MCC’s big building rationale not compelling

November 7, 2012 | Viewpoints | Number 22
By Will Braun | Senior Writer

During a July interview, Rick Cober Bauman—head of Mennonite Central Committee (MCC) Ontario—spoke with much enthusiasm about the $12-million Menno complex now under construction in Kitchener, Ont. At the end of our conversation he asked whether I found the case for the MCC-led project “compelling.”

His question reminded me of other occasions when the things that excited the heads of Mennonite organizations were entirely outside the realm of what would excite me. At the 2010 MCC Canada board meeting I was genuinely surprised and baffled by the degree of focus and near-enthralment with the internal restructuring elements of the Wineskins process. In past interviews with heads of Mennonite post-secondary institutions their most fervent comments were about building relationships with wealthy donors.

When I compare this to the subjects that evoke the most passion among my circle of Menno peers, I see a troubling discrepancy. I believe in diversity, but still, it feels jarring to realize that those with the power to set agendas have very different agendas than the segment of the church I find myself in.

My reply to Cober Bauman’s question about whether I found the building project compelling was muted—that wasn’t the time for me to hold forth—but If I had responded I would have explained what qualifies as compelling for me:

• Volunteers across the country who support released sex offenders, choosing to see Christ in people often portrayed as scary and disdainful.

• Catholic-Mennonite seminary student Jason Greig who, after 11 years living with people who have intellectual disabilities, seeks to bring the perspective of those people into the realm of theology.

• MCCers Dave and Margaret Penner who work with creativity and care to deepen the faith and improve the lives of Low German-speaking Mennonites in Mexico.

• A new Anabaptist-linked retreat house in Minnesota that brings together social justice, Christian service and contemplative spirituality.

I am compelled to overflowing by these people, who are present to the woundedness of the world in creative, loving and often simple ways.

I could go on with this list, but no matter how long I did it would never include the up-scale new MennoPlex in Kitchener. Nor the million-dollar Wineskins restructuring of MCC, nor other Menno building projects past or present.
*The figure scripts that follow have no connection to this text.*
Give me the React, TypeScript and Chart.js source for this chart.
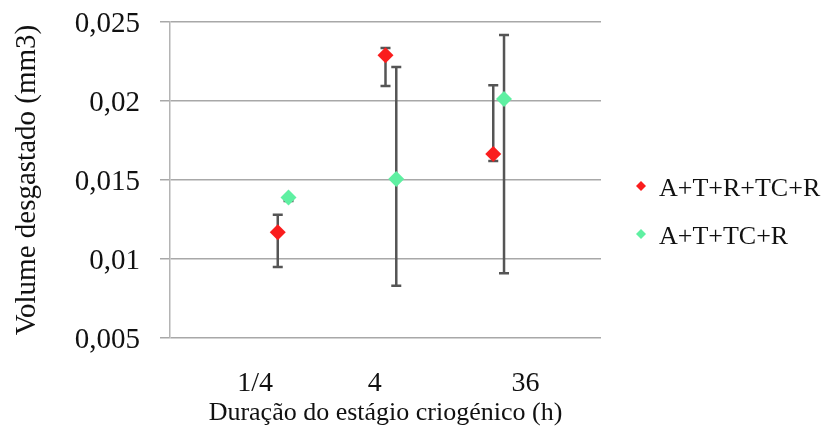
import React, { useEffect, useRef } from "react";
import { Chart, registerables } from "chart.js";

Chart.register(...registerables);

const categories = ["1/4", "4", "36"];
const seriesNames = ["A+T+R+TC+R", "A+T+TC+R"];
const seriesColors = ["#fa1d1d", "#5ff0a2"];

const valuesA = [0.0117, 0.0229, 0.01665];
const lowA = [0.0095, 0.02095, 0.0162];
const highA = [0.0128, 0.02335, 0.0210];

const valuesB = [0.0139, 0.01506, 0.02013];
const lowB = [0.01367, 0.0083, 0.0091];
const highB = [0.01393, 0.02215, 0.02418];

const yTicks = [0.005, 0.01, 0.015, 0.02, 0.025];
const categoryTickValues = [0.79, 1.9, 3.3];
const seriesOffsets = [0, 0.1];

const FONT = "'Liberation Serif', 'Times New Roman', serif";

const errorBarPlugin = {
  id: "errorBars",
  beforeDatasetsDraw(chart: any) {
    const ctx = chart.ctx;
    const xs = chart.scales.x;
    const ys = chart.scales.y;
    ctx.save();
    ctx.strokeStyle = "#555555";
    ctx.lineWidth = 2.5;
    chart.data.datasets.forEach((ds: any) => {
      ds.data.forEach((p: any) => {
        const x = xs.getPixelForValue(p.x);
        const y1 = ys.getPixelForValue(p.lo);
        const y2 = ys.getPixelForValue(p.hi);
        ctx.beginPath();
        ctx.moveTo(x, y1);
        ctx.lineTo(x, y2);
        ctx.moveTo(x - 5, y1);
        ctx.lineTo(x + 5, y1);
        ctx.moveTo(x - 5, y2);
        ctx.lineTo(x + 5, y2);
        ctx.stroke();
      });
    });
    ctx.restore();
  },
};

const legendPlugin = {
  id: "sideLegend",
  afterDraw(chart: any) {
    const ctx = chart.ctx;
    const area = chart.chartArea;
    const mid = chart.height / 2 - 7;
    ctx.save();
    chart.data.datasets.forEach((ds: any, i: number) => {
      const y = mid + (i - 0.5) * 48;
      const x = area.right + 40;
      ctx.fillStyle = ds.backgroundColor;
      ctx.beginPath();
      ctx.moveTo(x, y - 5);
      ctx.lineTo(x + 5, y);
      ctx.lineTo(x, y + 5);
      ctx.lineTo(x - 5, y);
      ctx.closePath();
      ctx.fill();
      ctx.fillStyle = "#111111";
      ctx.font = `26px ${FONT}`;
      ctx.textBaseline = "middle";
      ctx.textAlign = "left";
      ctx.fillText(ds.label, x + 18, y + 3);
    });
    ctx.restore();
  },
};

export default function App() {
  const ref = useRef<HTMLCanvasElement>(null);
  useEffect(() => {
    document.body.style.margin = "0";
    const mk = (vals: number[], lo: number[], hi: number[], off: number) =>
      vals.map((v, i) => ({ x: i + 1 + off, y: v, lo: lo[i], hi: hi[i] }));
    const chart = new Chart(ref.current!, {
      type: "scatter",
      data: {
        datasets: [
          {
            label: seriesNames[0],
            data: mk(valuesA, lowA, highA, seriesOffsets[0]),
            backgroundColor: seriesColors[0],
            borderColor: seriesColors[0],
            pointStyle: "rectRot",
            pointRadius: 8,
            borderWidth: 0,
          },
          {
            label: seriesNames[1],
            data: mk(valuesB, lowB, highB, seriesOffsets[1]),
            backgroundColor: seriesColors[1],
            borderColor: seriesColors[1],
            pointStyle: "rectRot",
            pointRadius: 8,
            borderWidth: 0,
          },
        ],
      },
      options: {
        animation: false,
        responsive: false,
        layout: { padding: { top: 22, right: 223, left: 0, bottom: 0 } },
        plugins: { legend: { display: false }, tooltip: { enabled: false } },
        scales: {
          x: {
            type: "linear",
            min: 0,
            max: 4,
            afterFit: (s: any) => {
              s.height = 96;
              s.paddingLeft = 0;
              s.paddingRight = 0;
            },
            afterBuildTicks: (s: any) => {
              s.ticks = categoryTickValues.map((v) => ({ value: v }));
            },
            grid: { display: false, drawTicks: false },
            border: { display: false },
            ticks: {
              padding: 29,
              color: "#111111",
              font: { family: FONT, size: 28 },
              maxRotation: 0,
              autoSkip: false,
              callback: (_v: any, i: number) => categories[i],
            },
            title: {
              display: true,
              text: "Duração do estágio criogénico (h)",
              color: "#111111",
              font: { family: FONT, size: 26 },
              padding: { top: 0, bottom: 5 },
            },
          },
          y: {
            min: 0.005,
            max: 0.025,
            afterFit: (s: any) => {
              s.width = 170;
              s.paddingTop = 0;
              s.paddingBottom = 0;
            },
            afterBuildTicks: (s: any) => {
              s.ticks = yTicks.map((v) => ({ value: v }));
            },
            grid: { color: "#a8a8a8", lineWidth: 1.5, tickLength: 10 },
            border: { display: true, color: "#b4b4b4", width: 1.5 },
            ticks: {
              padding: 20,
              labelOffset: 2,
              color: "#111111",
              font: { family: FONT, size: 29 },
              callback: (v: any) => Number(Number(v).toFixed(3)).toString().replace(".", ","),
            },
            title: {
              display: true,
              text: "Volume desgastado (mm3)",
              color: "#111111",
              font: { family: FONT, size: 29 },
              padding: { top: 10, bottom: 0 },
            },
          },
        },
      },
      plugins: [errorBarPlugin, legendPlugin],
    } as any);
    return () => chart.destroy();
  }, []);
  return (
    <div style={{ width: 824, height: 434, background: "#fff" }}>
      <canvas ref={ref} width={824} height={434} style={{ display: "block" }} />
    </div>
  );
}
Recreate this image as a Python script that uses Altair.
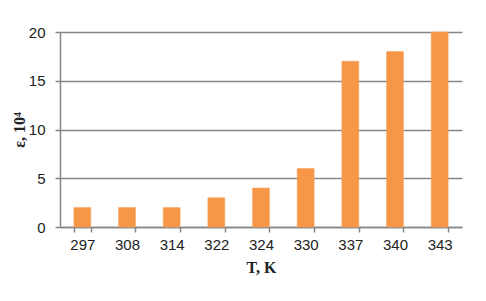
import altair as alt
import pandas as pd

temps = ["297", "308", "314", "322", "324", "330", "337", "340", "343"]
eps = [2, 2, 2, 3, 4, 6, 17, 18, 20]
y_ticks = [0, 5, 10, 15, 20]

df = pd.DataFrame({"T": temps, "eps": eps})

chart = alt.Chart(df).mark_bar(color="#F79646", stroke="#F9A565", strokeWidth=0.5).encode(
    x=alt.X("T:N", sort=temps,
            scale=alt.Scale(paddingInner=0.62, paddingOuter=0.31),
            axis=alt.Axis(title="T, K", labelAngle=0, tickBand="extent",
                          labelFont="Liberation Sans", labelFontSize=15, labelColor="#222",
                          labelPadding=5, tickSize=5, tickColor="#868686", tickWidth=1.5,
                          domainColor="#868686", domainWidth=1.5,
                          titleFont="Liberation Serif", titleFontSize=16, titleFontWeight="bold",
                          titleColor="#222", titlePadding=7, grid=False)),
    y=alt.Y("eps:Q", scale=alt.Scale(domain=[0, 20], nice=False),
            axis=alt.Axis(title="ε, 10⁴", values=y_ticks,
                          labelFont="Liberation Sans", labelFontSize=15, labelColor="#222",
                          labelPadding=10, tickSize=5, tickColor="#868686", tickWidth=1.5,
                          domainColor="#868686", domainWidth=1.5,
                          gridColor="#868686", gridWidth=1.5,
                          titleFont="Liberation Serif", titleFontSize=16, titleFontWeight="bold",
                          titleColor="#222", titlePadding=1)),
).properties(
    width=402, height=195,
    autosize=alt.AutoSizeParams(type="none"),
    padding={"left": 52, "top": 24, "right": 16, "bottom": 66},
).configure_view(stroke=None)

chart.save("out.html", embed_options={"renderer": "svg", "actions": False})
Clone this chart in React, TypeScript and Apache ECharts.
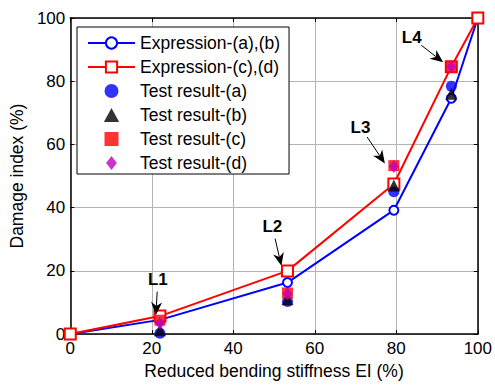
import React, { useEffect, useRef } from "react";
import * as echarts from "echarts";

const xExpr = [0, 22, 53.3, 79.4, 93.5, 100];
const exprAB = [0, 4.5, 16.3, 39.2, 74.6, 100];
const exprCD = [0, 5.7, 20, 47.5, 84.6, 100];
const xTest = [22, 53.3, 79.4, 93.5];
const testA = [0.3, 10.3, 45, 78.4];
const testB = [1.2, 11, 47, 76];
const testC = [4.4, 13, 53.3, 84.6];
const testD = [3.4, 12.8, 53, 84.6];
const annLabels = ["L1", "L2", "L3", "L4"];
const annTextX = [21.5, 49.6, 71.2, 83.8];
const annTextY = [17.2, 33.9, 65.5, 93.7];
const annTipX = [21, 51.8, 77.2, 91.5];
const annTipY = [6, 21.6, 54, 86];

const FONT = "Arial, 'Liberation Sans', sans-serif";

const ICON_CIRCLE = "path://M12,6 A6,6 0 1 1 0,6 A6,6 0 1 1 12,6 Z";
const ICON_TRI = "path://M6,0 L12,11 L0,11 Z";
const ICON_SQ = "path://M0,0 L10,0 L10,10 L0,10 Z";
const ICON_DIA = "path://M5,0 L10,6.5 L5,13 L0,6.5 Z";

export default function App() {
  const ref = useRef<HTMLDivElement>(null);
  useEffect(() => {
    if (!ref.current) return;
    const chart = echarts.init(ref.current, null, { renderer: "svg" });
    const pair = (xs: number[], ys: number[]) => xs.map((x, i) => [x, ys[i]]);
    const annData = annLabels.map((_, i) => [annTextX[i], annTextY[i], annTipX[i], annTipY[i]]);
    const axisCommon = {
      type: "value",
      min: 0,
      max: 100,
      interval: 20,
      axisLine: { show: true, onZero: false, lineStyle: { color: "#000", width: 1.5 } },
      axisTick: { show: true, inside: true, length: 4, lineStyle: { color: "#000" } },
      splitLine: { show: false },
    };
    chart.setOption({
      animation: false,
      backgroundColor: "#fff",
      grid: { left: 68, right: 14, top: 18, bottom: 48, containLabel: false },
      legend: {
        orient: "vertical",
        left: 77,
        top: 27,
        backgroundColor: "#fff",
        borderColor: "#000",
        borderWidth: 1,
        borderRadius: 0,
        padding: [6, 9, 1, 10],
        itemWidth: 47,
        itemHeight: 14,
        itemGap: 4,
        symbolKeepAspect: true,
        textStyle: { fontSize: 17.5, fontFamily: FONT, color: "#000", lineHeight: 20 },
        data: [
          { name: "Expression-(a),(b)" },
          { name: "Expression-(c),(d)" },
          { name: "Test result-(a)", icon: ICON_CIRCLE },
          { name: "Test result-(b)", icon: ICON_TRI },
          { name: "Test result-(c)", icon: ICON_SQ },
          { name: "Test result-(d)", icon: ICON_DIA },
        ],
      },
      xAxis: [
        {
          ...axisCommon,
          position: "bottom",
          name: "Reduced bending stiffness EI (%)",
          nameLocation: "middle",
          nameGap: 26,
          nameTextStyle: { fontSize: 17.5, fontFamily: FONT, color: "#000" },
          axisLabel: { fontSize: 17, fontFamily: FONT, color: "#000", margin: 6 },
          splitLine: { show: true, lineStyle: { color: "#b4b4b4", width: 1 } },
        },
        {
          ...axisCommon,
          position: "top",
          axisLabel: { show: false },
        },
      ],
      yAxis: [
        {
          ...axisCommon,
          position: "left",
          name: "Damage index (%)",
          nameLocation: "middle",
          nameGap: 42,
          nameTextStyle: { fontSize: 17.5, fontFamily: FONT, color: "#000" },
          axisLabel: { fontSize: 17, fontFamily: FONT, color: "#000", margin: 5 },
          splitLine: { show: true, lineStyle: { color: "#b4b4b4", width: 1 } },
        },
        {
          ...axisCommon,
          position: "right",
          axisLabel: { show: false },
        },
      ],
      series: [
        {
          name: "Expression-(a),(b)",
          type: "line",
          data: pair(xExpr, exprAB),
          symbol: "emptyCircle",
          symbolSize: 9,
          lineStyle: { color: "#0000ff", width: 2 },
          itemStyle: { color: "#0000ff", borderColor: "#0000ff", borderWidth: 2 },
          z: 2,
        },
        {
          name: "Expression-(c),(d)",
          type: "line",
          data: pair(xExpr, exprCD),
          symbol: "emptyRect",
          symbolSize: 11,
          lineStyle: { color: "#ff0000", width: 2 },
          itemStyle: { color: "#ff0000", borderColor: "#ff0000", borderWidth: 2 },
          z: 2,
        },
        {
          name: "Test result-(a)",
          type: "scatter",
          data: pair(xTest, testA),
          symbol: "circle",
          symbolSize: 11,
          itemStyle: { color: "#0000ff" },
          z: 3,
        },
        {
          name: "Test result-(b)",
          type: "scatter",
          data: pair(xTest, testB),
          symbol: "triangle",
          symbolSize: 12,
          itemStyle: { color: "#000000" },
          z: 3,
        },
        {
          name: "Test result-(c)",
          type: "scatter",
          data: pair(xTest, testC),
          symbol: "rect",
          symbolSize: 11,
          itemStyle: { color: "#ff0000" },
          z: 3,
        },
        {
          name: "Test result-(d)",
          type: "scatter",
          data: pair(xTest, testD),
          symbol: "diamond",
          symbolSize: [10, 13],
          itemStyle: { color: "#bf00bf" },
          z: 3,
        },
        {
          type: "custom",
          name: "annotations",
          data: annData,
          encode: { x: 0, y: 1 },
          clip: false,
          silent: true,
          z: 5,
          renderItem: (params: any, api: any) => {
            const i = params.dataIndex;
            const t = api.coord([api.value(0), api.value(1)]);
            const tip = api.coord([api.value(2), api.value(3)]);
            const dx = tip[0] - t[0];
            const dy = tip[1] - t[1];
            const len = Math.sqrt(dx * dx + dy * dy);
            const ux = dx / len;
            const uy = dy / len;
            const start = [t[0] + ux * 12, t[1] + uy * 12];
            const headLen = 13;
            const headW = 5.5;
            const base = [tip[0] - ux * headLen, tip[1] - uy * headLen];
            const notch = [tip[0] - ux * headLen * 0.7, tip[1] - uy * headLen * 0.7];
            const px = -uy;
            const py = ux;
            return {
              type: "group",
              children: [
                {
                  type: "text",
                  style: {
                    text: annLabels[i],
                    x: t[0],
                    y: t[1],
                    align: "center",
                    verticalAlign: "middle",
                    font: "bold 17px " + FONT,
                    fill: "#000",
                  },
                },
                {
                  type: "line",
                  shape: { x1: start[0], y1: start[1], x2: notch[0], y2: notch[1] },
                  style: { stroke: "#000", lineWidth: 1 },
                },
                {
                  type: "polygon",
                  shape: {
                    points: [
                      [tip[0], tip[1]],
                      [base[0] + px * headW, base[1] + py * headW],
                      [notch[0], notch[1]],
                      [base[0] - px * headW, base[1] - py * headW],
                    ],
                  },
                  style: { fill: "#000" },
                },
              ],
            };
          },
        },
      ],
    });
    return () => chart.dispose();
  }, []);
  return (
    <div
      ref={ref}
      style={{ position: "fixed", left: 0, top: 0, width: 495, height: 385, background: "#fff" }}
    />
  );
}
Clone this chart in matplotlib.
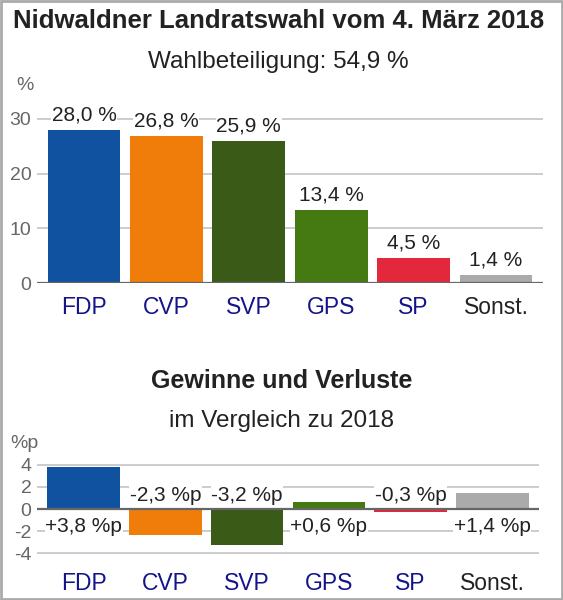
import matplotlib
matplotlib.use("Agg")
import matplotlib.pyplot as plt
from matplotlib.patches import Rectangle

plt.rcParams["font.family"] = ["Liberation Sans", "DejaVu Sans"]

parties = ["FDP", "CVP", "SVP", "GPS", "SP", "Sonst."]
shares = [28.0, 26.8, 25.9, 13.4, 4.5, 1.4]
changes = [3.8, -2.3, -3.2, 0.6, -0.3, 1.4]
colors = ["#1152a0", "#f07d0a", "#3a5a17", "#457a12", "#e3283c", "#aaaaaa"]
label_colors = ["#14148a", "#14148a", "#14148a", "#14148a", "#14148a", "#222222"]
top_ticks = [0, 10, 20, 30]
bottom_ticks = [-4, -2, 0, 2, 4]

W, H = 563, 600
fig = plt.figure(figsize=(W / 100, H / 100), dpi=100)


def px_axes(left, right, top, bottom):
    return fig.add_axes([left / W, 1 - bottom / H, (right - left) / W, (bottom - top) / H])


def fmt(v, unit, sign=False):
    s = f"{v:+.1f}" if sign else f"{v:.1f}"
    return s.replace(".", ",") + " " + unit


def style(ax, ticks):
    ax.set_yticks(ticks)
    ax.set_yticklabels([str(t) for t in ticks])
    ax.tick_params(axis="y", length=0, pad=4, labelsize=14, labelcolor="#666666")
    ax.tick_params(axis="x", length=0, pad=9, labelsize=16.5)
    for s in ax.spines.values():
        s.set_visible(False)
    ax.grid(axis="y", color="#cccccc", lw=1.4)
    ax.set_axisbelow(True)
    ax.set_xticks(range(len(parties)))
    ax.set_xticklabels(parties)
    for lab, c in zip(ax.get_xticklabels(), label_colors):
        lab.set_color(c)
    ax.set_xlim(-0.57, 5.57)


box = dict(facecolor="white", edgecolor="none", pad=0.5)

# top chart
ax1 = px_axes(37, 543, 108, 283)
ax1.bar(range(len(parties)), shares, width=0.885, color=colors)
ax1.set_ylim(0, 32)
style(ax1, top_ticks)
ax1.axhline(0, color="#666666", lw=1.6)
for i, v in enumerate(shares):
    ax1.annotate(fmt(v, "%"), (i, v), xytext=(0, 4), textcoords="offset points",
                 ha="center", va="bottom", fontsize=15, color="#222222", bbox=box)
fig.text(25 / W, 1 - 85 / H, "%", fontsize=14, color="#666666", ha="center", va="center")

# bottom chart
ax2 = px_axes(37, 539, 459, 559)
ax2.bar(range(len(parties)), changes, width=0.885, color=colors)
ax2.set_ylim(-4.5, 4.5)
style(ax2, bottom_ticks)
ax2.axhline(0, color="#666666", lw=1.6)
for i, v in enumerate(changes):
    off, va = (-6, "top") if v > 0 else (3, "bottom")
    ax2.annotate(fmt(v, "%p", sign=True), (i, 0), xytext=(0, off), textcoords="offset points",
                 ha="center", va=va, fontsize=15, color="#222222", bbox=box)
fig.text(24 / W, 1 - 444 / H, "%p", fontsize=14, color="#666666", ha="center", va="center")

# titles
fig.text(0.495, 1 - 21 / H, "Nidwaldner Landratswahl vom 4. März 2018", fontsize=18.5,
         fontweight="bold", ha="center", va="center", color="#222222")
fig.text(0.495, 1 - 62 / H, "Wahlbeteiligung: 54,9 %", fontsize=17.5,
         ha="center", va="center", color="#222222")
fig.text(0.5, 1 - 381 / H, "Gewinne und Verluste", fontsize=18,
         fontweight="bold", ha="center", va="center", color="#222222")
fig.text(0.5, 1 - 421 / H, "im Vergleich zu 2018", fontsize=17.5,
         ha="center", va="center", color="#222222")

fig.patches.append(Rectangle((0.002, 0.002), 0.996, 0.996, transform=fig.transFigure,
                             fill=False, edgecolor="#aaaaaa", lw=2))

fig.savefig("out.png", dpi=100)
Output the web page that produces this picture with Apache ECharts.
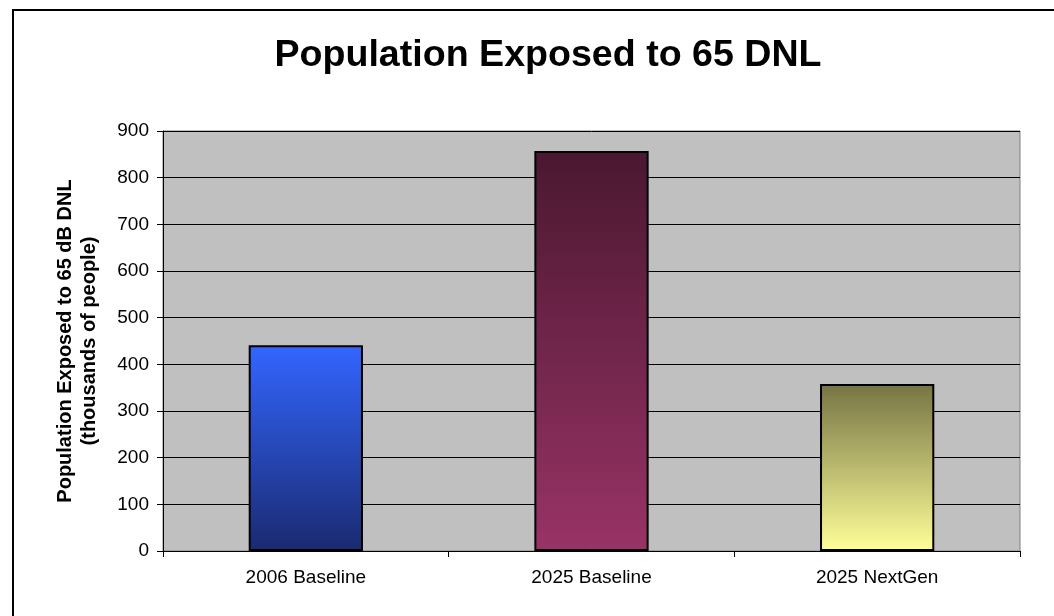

I know Cober Bauman and other Mennonite leaders care deeply about the sorts of work I mention above, and I believe organizations deserve investments of time, money and creativity, but when I see leaders get so wrapped up in these internally focused projects, I worry.

Of course, the executive directors would say that institution-building efforts are designed to enable more of exactly the sort of work I list above. The logic of that argument is alluring but not convincing. It is too close to the logic of ends that justify means, of quantity over quality. It is too close to the logic of the business model, the right-side-up kingdom, the tyranny of numbers, the obsession with size and growth. It’s what everyone else is doing. Can’t we contribute something more creative and distinct?

The bigger-better logic also ignores the fact that big projects change the complexion of organizations. The MCC Ontario project, along with MCC B.C.’s $16-million capital project and MCC Canada’s office retrofit, represent a drifting toward affluence. They animate a certain segment of the Mennonite constituency—Cober Bauman says raising money for capital projects is part of the Mennonite ethos—but they alienate another segment.

I’m not certain how large this latter group is but I know it includes some creative, committed, spiritually-rooted people. I call them the creative fringe. Though I can’t attach the above attributes to myself without a string of disclaimers, I more or less associate with this group.

Of course, these folks are generally not affluent so they can be excluded without significant impact to institution-building. But they have other gifts, so organizations that leave them behind do so to their detriment.

A more troubling dynamic is that a move toward affluence makes it harder for MCC to support marginalized people when such support would be controversial among donors. You don’t have to talk to many MCC staff to know that this tension is not merely theoretical. Nor is it new, though the financial pressure of big capital projects amplifies this sensitivity.

Despite its imperfections, I believe MCC remains a great organization. That’s why I hope it doesn’t distance itself from the creative fringe or from the poor.

But my main hope lies outside the big buildings and showy head offices, in the lowly, ragged and unlikely places that the mystery of Christ’s love tends to appear most vividly. Institutions play an important role in church life, but God’s plan is far broader and less logical than capital campaigns and maximized budgets.